* **Exercise objective**:
Restate the listing below word for word, omitting any images.

* **Data lines**:
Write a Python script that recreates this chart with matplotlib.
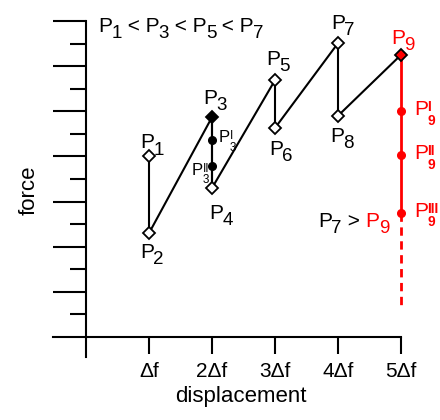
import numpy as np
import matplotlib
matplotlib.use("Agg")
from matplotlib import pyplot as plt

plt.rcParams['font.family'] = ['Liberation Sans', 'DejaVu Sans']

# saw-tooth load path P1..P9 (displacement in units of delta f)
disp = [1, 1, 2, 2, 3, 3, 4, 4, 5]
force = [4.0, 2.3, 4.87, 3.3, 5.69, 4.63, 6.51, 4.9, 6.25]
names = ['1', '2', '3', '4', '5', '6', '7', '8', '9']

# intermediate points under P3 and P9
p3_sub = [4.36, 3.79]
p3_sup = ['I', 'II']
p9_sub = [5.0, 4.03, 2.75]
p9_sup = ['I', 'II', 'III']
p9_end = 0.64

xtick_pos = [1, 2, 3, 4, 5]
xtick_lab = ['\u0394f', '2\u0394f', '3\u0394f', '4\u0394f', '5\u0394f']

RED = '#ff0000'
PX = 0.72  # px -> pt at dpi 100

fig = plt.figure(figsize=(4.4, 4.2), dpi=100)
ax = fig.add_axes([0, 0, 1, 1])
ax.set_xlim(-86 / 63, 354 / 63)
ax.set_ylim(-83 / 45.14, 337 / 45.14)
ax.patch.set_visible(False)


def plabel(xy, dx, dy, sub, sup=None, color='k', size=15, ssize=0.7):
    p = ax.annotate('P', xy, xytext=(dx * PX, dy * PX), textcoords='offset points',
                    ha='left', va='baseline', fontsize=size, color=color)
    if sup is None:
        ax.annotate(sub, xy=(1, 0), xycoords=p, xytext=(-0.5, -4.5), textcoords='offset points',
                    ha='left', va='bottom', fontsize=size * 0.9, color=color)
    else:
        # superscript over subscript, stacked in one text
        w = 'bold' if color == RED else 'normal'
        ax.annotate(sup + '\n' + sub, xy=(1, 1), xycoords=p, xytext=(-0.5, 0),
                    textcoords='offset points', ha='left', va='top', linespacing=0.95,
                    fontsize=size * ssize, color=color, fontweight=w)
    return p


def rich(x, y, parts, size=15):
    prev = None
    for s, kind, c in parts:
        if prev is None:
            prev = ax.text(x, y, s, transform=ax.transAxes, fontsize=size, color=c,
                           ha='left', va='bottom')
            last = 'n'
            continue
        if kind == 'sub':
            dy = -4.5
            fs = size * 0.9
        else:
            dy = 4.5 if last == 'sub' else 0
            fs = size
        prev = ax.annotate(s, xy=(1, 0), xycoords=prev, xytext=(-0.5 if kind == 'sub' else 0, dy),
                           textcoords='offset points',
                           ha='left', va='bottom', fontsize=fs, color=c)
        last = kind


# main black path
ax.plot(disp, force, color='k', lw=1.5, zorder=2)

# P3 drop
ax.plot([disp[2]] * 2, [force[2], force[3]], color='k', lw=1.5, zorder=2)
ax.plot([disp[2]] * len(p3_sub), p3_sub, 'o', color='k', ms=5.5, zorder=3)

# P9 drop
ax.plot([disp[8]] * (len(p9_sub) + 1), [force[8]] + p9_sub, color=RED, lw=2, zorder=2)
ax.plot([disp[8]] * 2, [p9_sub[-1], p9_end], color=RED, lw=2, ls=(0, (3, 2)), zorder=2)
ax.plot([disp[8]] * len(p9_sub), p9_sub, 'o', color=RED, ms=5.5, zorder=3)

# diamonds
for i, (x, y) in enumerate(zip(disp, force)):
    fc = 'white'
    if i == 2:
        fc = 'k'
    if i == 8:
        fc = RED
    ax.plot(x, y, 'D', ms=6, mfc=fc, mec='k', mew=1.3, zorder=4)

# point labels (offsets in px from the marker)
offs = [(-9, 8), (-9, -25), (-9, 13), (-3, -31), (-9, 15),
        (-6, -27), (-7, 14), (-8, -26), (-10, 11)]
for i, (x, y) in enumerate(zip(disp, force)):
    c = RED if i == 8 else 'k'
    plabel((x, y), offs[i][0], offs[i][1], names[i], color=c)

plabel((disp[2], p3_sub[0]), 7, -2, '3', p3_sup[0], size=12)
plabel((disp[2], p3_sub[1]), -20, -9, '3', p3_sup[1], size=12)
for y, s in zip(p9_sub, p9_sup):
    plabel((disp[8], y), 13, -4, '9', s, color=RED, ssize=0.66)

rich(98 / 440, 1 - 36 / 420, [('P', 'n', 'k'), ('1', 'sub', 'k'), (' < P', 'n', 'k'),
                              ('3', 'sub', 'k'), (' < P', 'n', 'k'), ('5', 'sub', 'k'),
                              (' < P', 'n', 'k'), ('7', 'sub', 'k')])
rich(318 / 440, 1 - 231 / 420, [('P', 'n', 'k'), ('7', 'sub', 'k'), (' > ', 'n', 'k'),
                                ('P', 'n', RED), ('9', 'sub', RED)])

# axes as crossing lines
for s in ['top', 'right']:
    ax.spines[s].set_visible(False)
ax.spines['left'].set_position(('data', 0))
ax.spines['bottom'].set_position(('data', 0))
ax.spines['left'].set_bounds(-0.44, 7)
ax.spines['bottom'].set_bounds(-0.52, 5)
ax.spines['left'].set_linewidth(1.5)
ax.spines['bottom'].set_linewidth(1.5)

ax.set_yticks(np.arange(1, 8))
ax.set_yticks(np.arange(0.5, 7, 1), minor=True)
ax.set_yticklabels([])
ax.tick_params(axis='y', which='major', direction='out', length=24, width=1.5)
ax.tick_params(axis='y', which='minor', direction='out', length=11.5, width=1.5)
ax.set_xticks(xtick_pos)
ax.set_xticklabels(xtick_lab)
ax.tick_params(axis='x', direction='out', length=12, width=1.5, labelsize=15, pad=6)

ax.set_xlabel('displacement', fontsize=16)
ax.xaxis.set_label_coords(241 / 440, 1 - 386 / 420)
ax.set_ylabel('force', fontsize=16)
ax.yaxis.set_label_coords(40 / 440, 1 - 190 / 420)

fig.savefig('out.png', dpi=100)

* **Complete output**:
Write a Python script that recreates this chart with matplotlib.
import numpy as np
import matplotlib
matplotlib.use("Agg")
from matplotlib import pyplot as plt

plt.rcParams['font.family'] = ['Liberation Sans', 'DejaVu Sans']

# saw-tooth load path P1..P9 (displacement in units of delta f)
disp = [1, 1, 2, 2, 3, 3, 4, 4, 5]
force = [4.0, 2.3, 4.87, 3.3, 5.69, 4.63, 6.51, 4.9, 6.25]
names = ['1', '2', '3', '4', '5', '6', '7', '8', '9']

# intermediate points under P3 and P9
p3_sub = [4.36, 3.79]
p3_sup = ['I', 'II']
p9_sub = [5.0, 4.03, 2.75]
p9_sup = ['I', 'II', 'III']
p9_end = 0.64

xtick_pos = [1, 2, 3, 4, 5]
xtick_lab = ['\u0394f', '2\u0394f', '3\u0394f', '4\u0394f', '5\u0394f']

RED = '#ff0000'
PX = 0.72  # px -> pt at dpi 100

fig = plt.figure(figsize=(4.4, 4.2), dpi=100)
ax = fig.add_axes([0, 0, 1, 1])
ax.set_xlim(-86 / 63, 354 / 63)
ax.set_ylim(-83 / 45.14, 337 / 45.14)
ax.patch.set_visible(False)


def plabel(xy, dx, dy, sub, sup=None, color='k', size=15, ssize=0.7):
    p = ax.annotate('P', xy, xytext=(dx * PX, dy * PX), textcoords='offset points',
                    ha='left', va='baseline', fontsize=size, color=color)
    if sup is None:
        ax.annotate(sub, xy=(1, 0), xycoords=p, xytext=(-0.5, -4.5), textcoords='offset points',
                    ha='left', va='bottom', fontsize=size * 0.9, color=color)
    else:
        # superscript over subscript, stacked in one text
        w = 'bold' if color == RED else 'normal'
        ax.annotate(sup + '\n' + sub, xy=(1, 1), xycoords=p, xytext=(-0.5, 0),
                    textcoords='offset points', ha='left', va='top', linespacing=0.95,
                    fontsize=size * ssize, color=color, fontweight=w)
    return p


def rich(x, y, parts, size=15):
    prev = None
    for s, kind, c in parts:
        if prev is None:
            prev = ax.text(x, y, s, transform=ax.transAxes, fontsize=size, color=c,
                           ha='left', va='bottom')
            last = 'n'
            continue
        if kind == 'sub':
            dy = -4.5
            fs = size * 0.9
        else:
            dy = 4.5 if last == 'sub' else 0
            fs = size
        prev = ax.annotate(s, xy=(1, 0), xycoords=prev, xytext=(-0.5 if kind == 'sub' else 0, dy),
                           textcoords='offset points',
                           ha='left', va='bottom', fontsize=fs, color=c)
        last = kind


# main black path
ax.plot(disp, force, color='k', lw=1.5, zorder=2)

# P3 drop
ax.plot([disp[2]] * 2, [force[2], force[3]], color='k', lw=1.5, zorder=2)
ax.plot([disp[2]] * len(p3_sub), p3_sub, 'o', color='k', ms=5.5, zorder=3)

# P9 drop
ax.plot([disp[8]] * (len(p9_sub) + 1), [force[8]] + p9_sub, color=RED, lw=2, zorder=2)
ax.plot([disp[8]] * 2, [p9_sub[-1], p9_end], color=RED, lw=2, ls=(0, (3, 2)), zorder=2)
ax.plot([disp[8]] * len(p9_sub), p9_sub, 'o', color=RED, ms=5.5, zorder=3)

# diamonds
for i, (x, y) in enumerate(zip(disp, force)):
    fc = 'white'
    if i == 2:
        fc = 'k'
    if i == 8:
        fc = RED
    ax.plot(x, y, 'D', ms=6, mfc=fc, mec='k', mew=1.3, zorder=4)

# point labels (offsets in px from the marker)
offs = [(-9, 8), (-9, -25), (-9, 13), (-3, -31), (-9, 15),
        (-6, -27), (-7, 14), (-8, -26), (-10, 11)]
for i, (x, y) in enumerate(zip(disp, force)):
    c = RED if i == 8 else 'k'
    plabel((x, y), offs[i][0], offs[i][1], names[i], color=c)

plabel((disp[2], p3_sub[0]), 7, -2, '3', p3_sup[0], size=12)
plabel((disp[2], p3_sub[1]), -20, -9, '3', p3_sup[1], size=12)
for y, s in zip(p9_sub, p9_sup):
    plabel((disp[8], y), 13, -4, '9', s, color=RED, ssize=0.66)

rich(98 / 440, 1 - 36 / 420, [('P', 'n', 'k'), ('1', 'sub', 'k'), (' < P', 'n', 'k'),
                              ('3', 'sub', 'k'), (' < P', 'n', 'k'), ('5', 'sub', 'k'),
                              (' < P', 'n', 'k'), ('7', 'sub', 'k')])
rich(318 / 440, 1 - 231 / 420, [('P', 'n', 'k'), ('7', 'sub', 'k'), (' > ', 'n', 'k'),
                                ('P', 'n', RED), ('9', 'sub', RED)])

# axes as crossing lines
for s in ['top', 'right']:
    ax.spines[s].set_visible(False)
ax.spines['left'].set_position(('data', 0))
ax.spines['bottom'].set_position(('data', 0))
ax.spines['left'].set_bounds(-0.44, 7)
ax.spines['bottom'].set_bounds(-0.52, 5)
ax.spines['left'].set_linewidth(1.5)
ax.spines['bottom'].set_linewidth(1.5)

ax.set_yticks(np.arange(1, 8))
ax.set_yticks(np.arange(0.5, 7, 1), minor=True)
ax.set_yticklabels([])
ax.tick_params(axis='y', which='major', direction='out', length=24, width=1.5)
ax.tick_params(axis='y', which='minor', direction='out', length=11.5, width=1.5)
ax.set_xticks(xtick_pos)
ax.set_xticklabels(xtick_lab)
ax.tick_params(axis='x', direction='out', length=12, width=1.5, labelsize=15, pad=6)

ax.set_xlabel('displacement', fontsize=16)
ax.xaxis.set_label_coords(241 / 440, 1 - 386 / 420)
ax.set_ylabel('force', fontsize=16)
ax.yaxis.set_label_coords(40 / 440, 1 - 190 / 420)

fig.savefig('out.png', dpi=100)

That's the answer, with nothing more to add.